A tijucana também fez um livreto, a pedido do Metrô Rio, sobre o centenário da Praça Saens Peña, em 2011, contando sobre a sua história e suas características. Nele, é reproduzido uma carta histórica de Dom Pedro I à sua amante Marquesa dos Santos, em 1826, que revela:

— D. Pedro diz que estava vindo da região da Fábrica das Chitas e do Papel. Ou seja, na Fábrica das Chitas funcionou também uma fábrica de papel, mas ela não foi adiante, fechando logo. Mostra também que a a Tijuca abrigou uma das fábricas pioneiras do Brasil, inaugurada em 1820/1821.

A historiadora está produzindo duas apostilas de roteiro turístico sobre o bairro para alunos da rede pública.

O professor, advogado e ambientalista Francisco Carrera, morador do Grajaú, lançará, em meados de agosto, o primeiro volume do livro “Rios do Rio”, que aborda a origem dos nomes dos córregos, as nascentes, fatos históricos importantes e questionamentos sobre o futuro dos rios de toda a cidade. Serão lançados adiante mais dois volumes. Foram nove meses de pesquisas em livros históricos, cartas hidrográficas antigas e arquivos da prefeitura e do Comitê de Bacias Hidrográficas, além de entrevistas.

— Para mim a Tijuca é o bairro do que mais tem conexão histórica com os seus rios. Ele cresceu seguindo o curso deles. As primeiras fábricas da cidade e as primeiras chácaras nasceram aqui e ao lado delas foram crescendo as moradias — afirma Carrera.

Ele documentou, entre outros fatos, que há resquícios de cais de aportamento para pequenas embarcações atrás do Centro de Referência da Música Carioca; de escadas usadas para as pessoas descerem até o rio para lavarem roupas; de paredes em cantaria; e de uma pequena represa utilizada pela extinta Fábrica Souza Cruz, todas no Rio Maracanã.

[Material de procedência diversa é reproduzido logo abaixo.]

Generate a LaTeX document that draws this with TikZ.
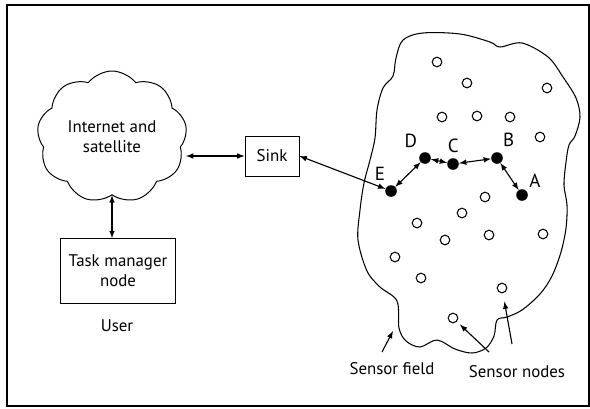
\documentclass[tikz,border=0pt]{standalone}
\usepackage{fontspec}
\setmainfont{PT Sans}
\usetikzlibrary{shapes.symbols}
\tikzstyle{nube} = [cloud, cloud puffs=9, cloud puff arc=105, aspect=1.2, draw=black, line width=0.7pt, minimum width=3.3cm, minimum height=2.8cm, align=center]
\tikzstyle{caja} = [rectangle, draw=black, line width=0.7pt, align=center]
\tikzstyle{sensor} = [circle, draw=black, line width=0.75pt, minimum size=0.24cm, inner sep=0pt]
\tikzstyle{activo} = [circle, fill=black, minimum size=0.29cm, inner sep=0pt, label distance=0pt]
\tikzstyle{flecha} = [line width=0.8pt,<->,>=latex]
\tikzstyle{puntero} = [line width=0.8pt,->,>=latex]

\begin{document}
\begin{tikzpicture}[x=0.025cm, y=-0.025cm, font=\fontsize{12}{14}\selectfont,
    every label/.style={font=\fontsize{13.5}{15}\selectfont}]
    	\useasboundingbox (0,0) rectangle (590,408);
    	\draw[line width=1.1pt] (7,5) rectangle (589,406);
    	% Campo de sensores
    	\draw[line width=0.75pt] plot[smooth cycle, tension=0.55] coordinates {
    	  (403,40) (423,33) (460,34) (490,42) (500,47) (522,43) (548,57) (563,77)
    	  (576,98) (580,117) (575,136) (569,145) (566,162) (564,185) (567,205)
    	  (566,228) (561,252) (552,276) (540,294) (522,310) (507,317) (497,320)
    	  (494,336) (486,348) (472,353) (455,349) (437,340) (420,347) (406,341)
    	  (399,328) (397,301) (380,287) (367,271) (358,240) (360,210) (364,183)
    	  (370,160) (375,138) (377,110) (383,88) (393,76) (396,58)};
    	% Cuadros
    	\node (inet) [nube] at (112,137) {Internet and\\satellite};
    	\node (sink) [caja, minimum width=1.35cm, minimum height=1cm] at (272,156) {Sink};
    	\node (task) [caja, minimum width=2.85cm, minimum height=1.62cm] at (118,271) {Task manager\\node};
    	\node (user) at (117,326) {User};
    	% Sensores
    	\foreach \nx/\ny [count=\i] in {437/62, 467/83, 547/88, 442/117, 477/116, 510/117, 540/137,
    	    485/197, 462/213, 417/223, 445/240, 489/235, 543/234, 395/257, 421/278, 502/288, 453/318}
    	  \node (s\i) [sensor] at (\nx,\ny) {};
    	\node (E) [activo, label=100:E] at (391,191) {};
    	\node (D) [activo, label=120:D] at (425,158) {};
    	\node (C) [activo, label=88:C] at (453,164) {};
    	\node (B) [activo, label=80:B] at (497,158) {};
    	\node (A) [activo, label={[label distance=-2pt]40:A}] at (522,195) {};
    	% Textos
    	\node (sfield) at (392,369) {Sensor field};
    	\node (snodes) at (517,372) {Sensor nodes};
    	\coordinate (cola1) at (382,352);
    	\coordinate (punta1) at (393,331);
    	\coordinate (cola2) at (489,352);
    	\coordinate (cola3) at (512,344);
    	% Flechas
        \draw[flecha] (sink.west -| inet.east) -- (sink.west);
        \draw[flecha] (inet.south) -- (inet.south |- task.north);
        \draw[flecha] (sink.east) -- (E);
        \draw[flecha] (E) -- (D);
        \draw[flecha] (D) -- (C);
        \draw[flecha] (C) -- (B);
        \draw[flecha] (B) -- (A);
        \draw[puntero] (cola1) -- (punta1);
        \draw[puntero, shorten >=3pt] (cola2) -- (s17);
        \draw[puntero, shorten >=6pt] (cola3) -- (s16);
    
    \end{tikzpicture}
\end{document}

Ele fala também sobre a origem dos nomes dos rios:

— Maracanã vem de uma arara denominada pelos índios de Marakana, que era muito abundante aqui. Trapicheiros é devido a vendedores chamados assim que ficavam à beira-mar, na Zona Portuária, aguardando as mercadorias chegarem e depois saiam pela cidade vendendo. Muitos vinham de embarcação pelo rio — finaliza Carrera.